= Arbeterheim =

Jewish organization based in Riga, Latvia

Arbeterheim (ארבעטערהיים, 'Workers Home') was a Jewish cultural association in Riga, Latvia 1920-1923. The association was set by communists in 1920. The association was registered on June 20, 1920. It functioned as a front organization of the Communist Party of Latvia. Arbeterheim was led by Ābrams Ravdins. At its locale on 15 Tērbatas street, Arbeterheim ran a "library, a reading room, language classes, a drama circle, and a music studio". In Riga the organization had some 3,000 members. Local groups were also formed in Daugavpils, Liepāja and Rēzekne.

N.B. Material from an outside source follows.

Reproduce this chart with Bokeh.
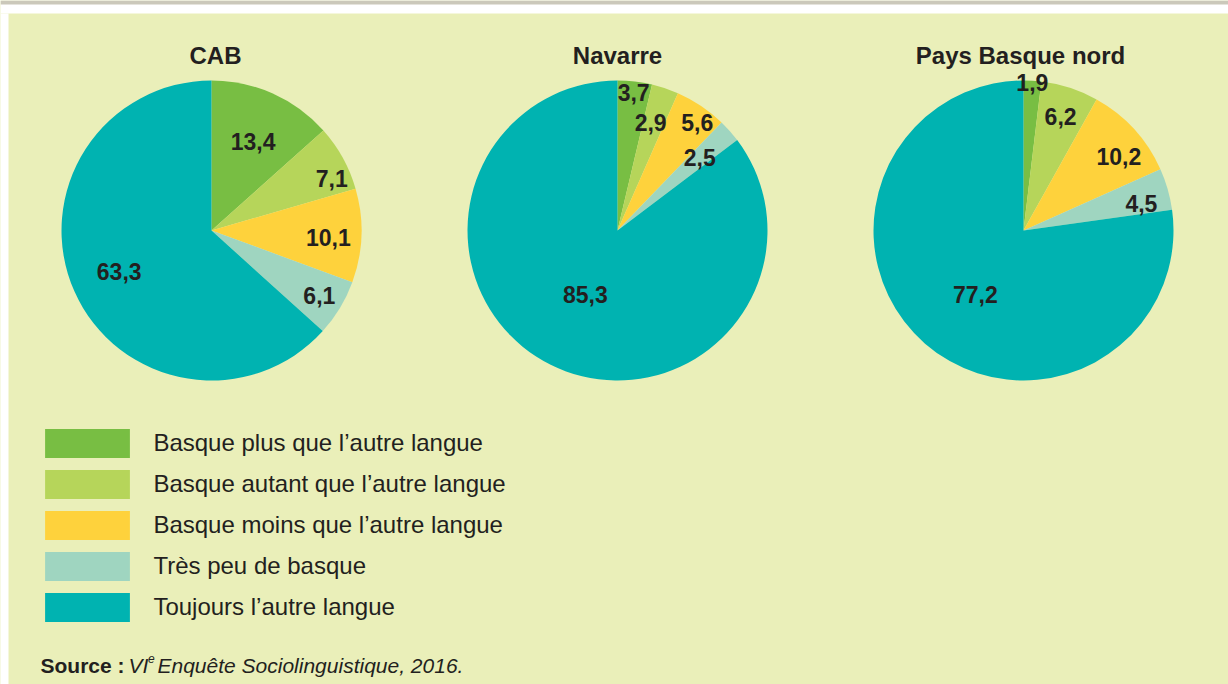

In March 1922 the joint list of the leftist trade unions, the workers consumer cooperative "Produkts" and Arbeterheim gathered 16,672 votes (14%) in the election to the Riga city council.

In April 1922 Vladimir Mayakovsky performed at Arbeterheim in Riga. Subsequently Arbeterheim printed 10,000 copies of Mayakovsky's poem I Love, but the copies were seized by police.

The association was banned in 1922, deemed to be a communist front organization. Arbeterheim continued to function clandestinely. Kultur-Lige ('Culture League') was set up as a successor organization of Arbeterheim.